As another British summer comes to an end, buckets and spades are put away, rubber dinghies deflated, and windbreaks rolled up and stashed in garden sheds. Hundreds of thousands of people can reflect on happy memories of days and weeks spent at seaside resorts in the UK and abroad. Little thought will be given to the non-white groups which have been largely absent from the nation’s edges.
Across the English Channel in France, a very different seaside story emerged – one characterised by exclusion and control, rather than inclusion and freedom. In August 2016, reports surfaced about the inequitable experiences of French Muslim female beachgoers: communities prevented from accessing seaside spaces and enjoying beach areas in the manner and attire in which they wished. In effect, people were excluded – physically as well as figuratively – from the collective idea of who can be natural, organic inhabitants of the beach.
In a country where full-face veils have been banned for five years and restrictions are placed on visible religious symbols in state schools, the beach became a key place where discriminatory treatment by race, gender and religion could occur. French municipal authorities stipulated that full-body coverings were unacceptable on the beach. Fines were given to women who chose to wear them and in one case a woman was forced to remove her clothing by the police.

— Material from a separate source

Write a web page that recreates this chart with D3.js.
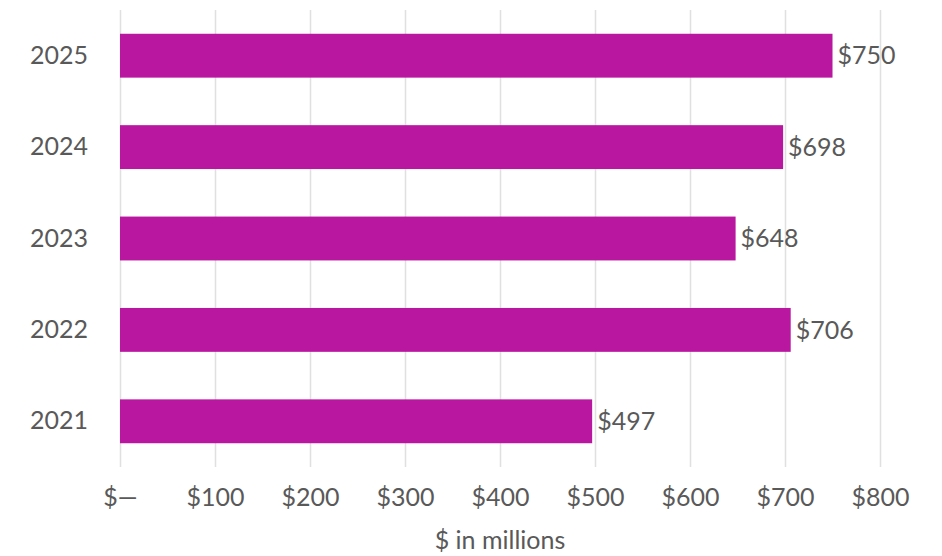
<!DOCTYPE html>
<html>
<head>
<meta charset="utf-8">
<script src="https://cdn.jsdelivr.net/npm/d3@7"></script>
<style>
  body { margin: 0; background: #fff; }
  svg text { font-family: Lato, "Open Sans", sans-serif; fill: #595959; }
</style>
</head>
<body>
<div id="chart"></div>
<script>
// data
var years = ["2025", "2024", "2023", "2022", "2021"];
var amounts = [750, 698, 648, 706, 497];
var tickValues = [0, 100, 200, 300, 400, 500, 600, 700, 800];
var xTitle = "$ in millions";

var W = 942, H = 556;
var margin = {top: 10, right: 62, bottom: 89, left: 120};
var w = W - margin.left - margin.right;
var h = H - margin.top - margin.bottom;

var data = years.map(function(y, i) { return {year: y, value: amounts[i]}; });

var svg = d3.select("#chart").append("svg")
  .attr("width", W)
  .attr("height", H);

var g = svg.append("g")
  .attr("transform", "translate(" + margin.left + "," + margin.top + ")");

var xScale = d3.scaleLinear().domain([0, 800]).range([0, w]);
var yScale = d3.scaleBand().domain(years).range([0, h]).paddingInner(0.52).paddingOuter(0.26);

// gridlines
g.selectAll("line.grid")
  .data(tickValues)
  .enter()
  .append("line")
  .attr("class", "grid")
  .attr("x1", function(d) { return Math.round(xScale(d)) + 0.5; })
  .attr("x2", function(d) { return Math.round(xScale(d)) + 0.5; })
  .attr("y1", 0)
  .attr("y2", h)
  .attr("stroke", "#e0e0e0")
  .attr("stroke-width", 1.5);

// x axis labels
var xAxis = d3.axisBottom(xScale)
  .tickValues(tickValues)
  .tickSize(0)
  .tickPadding(21)
  .tickFormat(function(d) { return d === 0 ? "$\u2014" : "$" + d; });

var xg = g.append("g")
  .attr("transform", "translate(0," + h + ")")
  .call(xAxis);
xg.select(".domain").remove();
xg.selectAll("text")
  .attr("font-size", 25)
  .attr("font-family", null)
  .attr("fill", null);

// y axis labels
var yAxis = d3.axisLeft(yScale).tickSize(0).tickPadding(32);
var yg = g.append("g").call(yAxis);
yg.select(".domain").remove();
yg.selectAll("text")
  .attr("font-size", 25)
  .attr("font-family", null)
  .attr("fill", null);

// bars
g.selectAll("rect.bar")
  .data(data)
  .enter()
  .append("rect")
  .attr("class", "bar")
  .attr("x", xScale(0))
  .attr("y", function(d) { return yScale(d.year); })
  .attr("width", function(d) { return xScale(d.value); })
  .attr("height", yScale.bandwidth())
  .attr("fill", "#BA17A1");

// value labels
g.selectAll("text.val")
  .data(data)
  .enter()
  .append("text")
  .attr("class", "val")
  .attr("x", function(d) { return xScale(d.value) + 5; })
  .attr("y", function(d) { return yScale(d.year) + yScale.bandwidth() / 2; })
  .attr("dy", "0.35em")
  .attr("font-size", 25)
  .text(function(d) { return "$" + d.value; });

// axis title
svg.append("text")
  .attr("x", margin.left + w / 2)
  .attr("y", 549)
  .attr("text-anchor", "middle")
  .attr("font-size", 25)
  .text(xTitle);
</script>
</body>
</html>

Most of the debate has focused on France itself and on the nature of laïcité – the French idea of secularism – as well addressing Islam, gender and the politics of multiculturalism. Little attention has been paid to the significance of the beach itself.
However, throughout much of the global north, the beach and the coast have long been symbolic sites for reaffirming dominant national, cultural, ethno-racial and religious identities. In short, the seemingly benign, open and free leisure spaces of the beach are, in fact, often contested, regulated and exclusionary.
All at sea
In Britain, received wisdom, academic scholarship and, let’s face it, a long history of bawdy postcards and dirty weekends have all told us the beach is primarily a place of fun, frivolity and escapism. It is an ambiguous yet comforting space where traditional standards, roles and constraints of society are transgressed, albeit temporarily. This means that social issues and problems of any kind, let alone those related to race, have only recently gained critical attention.

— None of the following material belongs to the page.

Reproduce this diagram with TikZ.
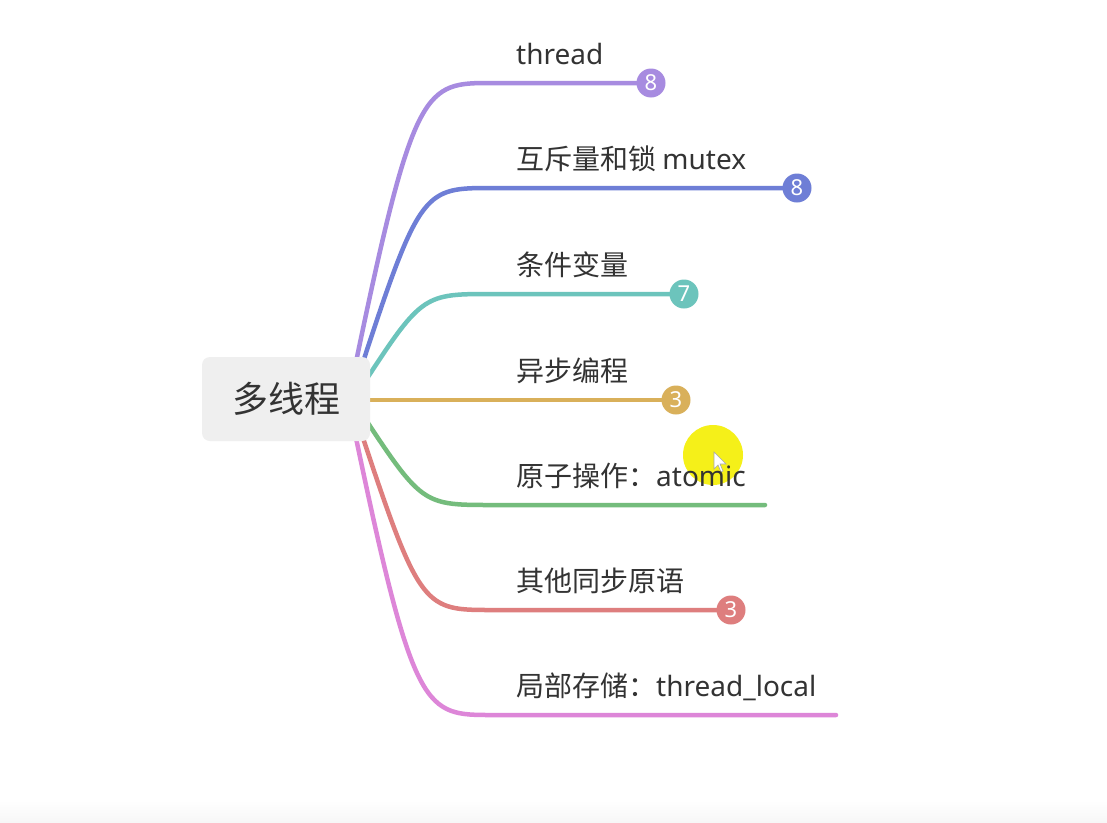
\documentclass[tikz,border=0pt]{standalone}
\usepackage{fontspec}
\setmainfont{Noto Sans}
\newfontfamily\cjk{Noto Sans CJK SC}
\usetikzlibrary{backgrounds}
\definecolor{cPurple}{HTML}{A78BE0}
\definecolor{cBlue}{HTML}{6E7ED6}
\definecolor{cTeal}{HTML}{6CC4BC}
\definecolor{cGold}{HTML}{D9B05A}
\definecolor{cGreen}{HTML}{74BC7C}
\definecolor{cRed}{HTML}{DE7E7E}
\definecolor{cPink}{HTML}{DD86D8}
\definecolor{rootfill}{HTML}{EFEFEF}
\definecolor{txt}{HTML}{333333}
\definecolor{hilite}{HTML}{F4EF00}
\begin{document}
\begin{tikzpicture}[x=1pt,y=-1pt,
  branch/.style={line width=4.5pt, line cap=round},
  badge/.style={circle, fill=#1, text=white, minimum size=29pt, inner sep=0pt,
    font=\fontsize{22}{22}\selectfont},
  lbl/.style={anchor=base west, text=txt, inner sep=0pt, font=\fontsize{28}{28}\selectfont},
  rootbox/.style={rectangle, rounded corners=8pt, fill=rootfill, minimum width=168pt,
    minimum height=84pt, text=txt, font=\fontsize{36}{36}\selectfont\cjk}]
\useasboundingbox (0,0) rectangle (1107,822);
\begin{scope}[on background layer]
  \fill[white] (0,0) rectangle (1107,822);
  \shade[top color=white, bottom color={rgb,255:red,247;green,247;blue,247}] (0,800) rectangle (1107,822);
\end{scope}

% root
\node[rootbox] (root) at (286,399) {多线程};

% start points (under the root box)
\coordinate (s1) at (356,362);
\coordinate (s2) at (363,362);
\coordinate (s3) at (366,380);
\coordinate (s4) at (366,400);
\coordinate (s5) at (366,420);
\coordinate (s6) at (363,438);
\coordinate (s7) at (356,438);

% bend ends
\coordinate (e1) at (492,83);
\coordinate (e2) at (492,188);
\coordinate (e3) at (492,294);
\coordinate (e4) at (492,400);
\coordinate (e5) at (492,505);
\coordinate (e6) at (492,610);
\coordinate (e7) at (492,715);

% highlight (cursor)
\fill[hilite, opacity=0.9] (713,455) circle (30);
\draw[gray!70, fill=white, line width=0.6pt] (714,452) -- (714,469) -- (718,465) -- (721,472) -- (723,471) -- (720,464) -- (726,464) -- cycle;

% badges and free ends
\node[badge=cPurple] (b1) at (651,83) {8};
\node[badge=cBlue] (b2) at (797,188) {8};
\node[badge=cTeal] (b3) at (684,294) {7};
\node[badge=cGold] (b4) at (676,400) {3};
\coordinate (b5) at (765,505);
\node[badge=cRed] (b6) at (731,610) {3};
\coordinate (b7) at (836,715);

% labels
\node[lbl] (t1) at (516,64) {thread};
\node[lbl] (t2) at (516,169) {\cjk 互斥量和锁\ \normalfont mutex};
\node[lbl] (t3) at (516,275) {\cjk 条件变量};
\node[lbl] (t4) at (516,381) {\cjk 异步编程};
\node[lbl] (t5) at (516,486) {\cjk 原子操作：\normalfont atomic};
\node[lbl] (t6) at (516,591) {\cjk 其他同步原语};
\node[lbl] (t7) at (516,696) {\cjk 局部存储：\normalfont thread\_local};

% branches
\begin{scope}[on background layer]
\draw[branch, cPurple] (s1) .. controls (414,83) and (425,83) .. (e1) -- (b1.center);
\draw[branch, cBlue]   (s2) .. controls (420,188) and (425,188) .. (e2) -- (b2.center);
\draw[branch, cTeal]   (s3) .. controls (422,294) and (425,294) .. (e3) -- (b3.center);
\draw[branch, cGold]   (s4) -- (e4) -- (b4.center);
\draw[branch, cGreen]  (s5) .. controls (422,505) and (425,505) .. (e5) -- (b5);
\draw[branch, cRed]    (s6) .. controls (420,610) and (425,610) .. (e6) -- (b6.center);
\draw[branch, cPink]   (s7) .. controls (414,715) and (425,715) .. (e7) -- (b7);
\end{scope}
\end{tikzpicture}
\end{document}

Add to this mix the overwhelmingly white populations of British seaside towns. Put simply: there simply haven’t been many “non-white” faces in this context – with an unsophisticated understanding of the mechanics of racism, this means that the English seaside is seen as a discrimination-free zone. The experiences of minority ethnic seaside communities – residents, tourists, revellers and workers – have been ignored.
However, it is these associations of leisure and playfulness combined with an unrelenting whiteness that make the structures and repercussions of race at the English seaside so significant. When race is ignored or underplayed it accentuates rather than mitigates its effects.
The modern seaside in Britain has, in fact, always been a racialised environment. It is a place where social constructions and beliefs about race have defined spaces and architectural design, forms of entertainment, leisure and tourism economies, and the provision of cultural services and infrastructure. A visitor to any seafront will encounter Orientalist minarets adorning piers and bandstands, Gypsy fortune tellers and fairground themes of colonial conquest, and refreshments and wares designed for “traditional” seaside shoppers.
This has allowed white British communities (of all class backgrounds) to effectively dictate who can have access, how they should behave, how they should appear and how they should be represented. In other words, everything about how to truly belong in that environment.
In turn, the beach intensifies a fascination with bodies, determining which types of people are made welcome and which are not. The police might not enforce it in the UK, but ideas about what clothing people should or should not wear, and how they are expected to behave or perform are central to the public understanding of the beach.
End of the pier show
Today, the British seaside remains an excluding space for many. Far from an innocent, apolitical place, it is one where distinctions around race, culture and religion are sharpened. It is no accident that the UK Independence Party has enjoyed recent electoral successes in coastal spaces, especially in south Essex and Thanet in Kent.
Quaint souvenir shops frequently reject the imposition of so-called political correctness, selling items that would be regarded in many other areas as racist, such as “Golly dolls”. Minority ethnic seaside residents and visitors report various forms of discriminatory treatment: physical violence, verbal abuse, surveillance in shops and social spaces – and simply being stared at by other local people.
The seaside is changing, socially and culturally, in numerous ways. With this comes hope. In terms of population demographics, the seaside is slowly becoming “less white”: home to visitors, workers, tourists, retirees, refugees and asylum seekers, students and locally-born young people from ethnic minorities. Against political claims of a country characterised by division and mistrust, seaside towns can be places of conviviality, pan-ethnic solidarity and inter-cultural exchange.
My own experiences on the south coast attest to this: productive inter-faith networks, unextraordinary mixed residential neighbourhoods, cross-cultural assistance for refugees – and even acts of symbolic support for French female Muslim beachgoers, such as Muslim women bathing in the sea at Brighton.
The seaside is as central to the modern British multicultural island story as our towns and cities, villages and countryside. For it to be a collective cultural experience, the stories, sights and sounds of the beaches on the edges of Britain must express the pasts, presents and futures of everyone.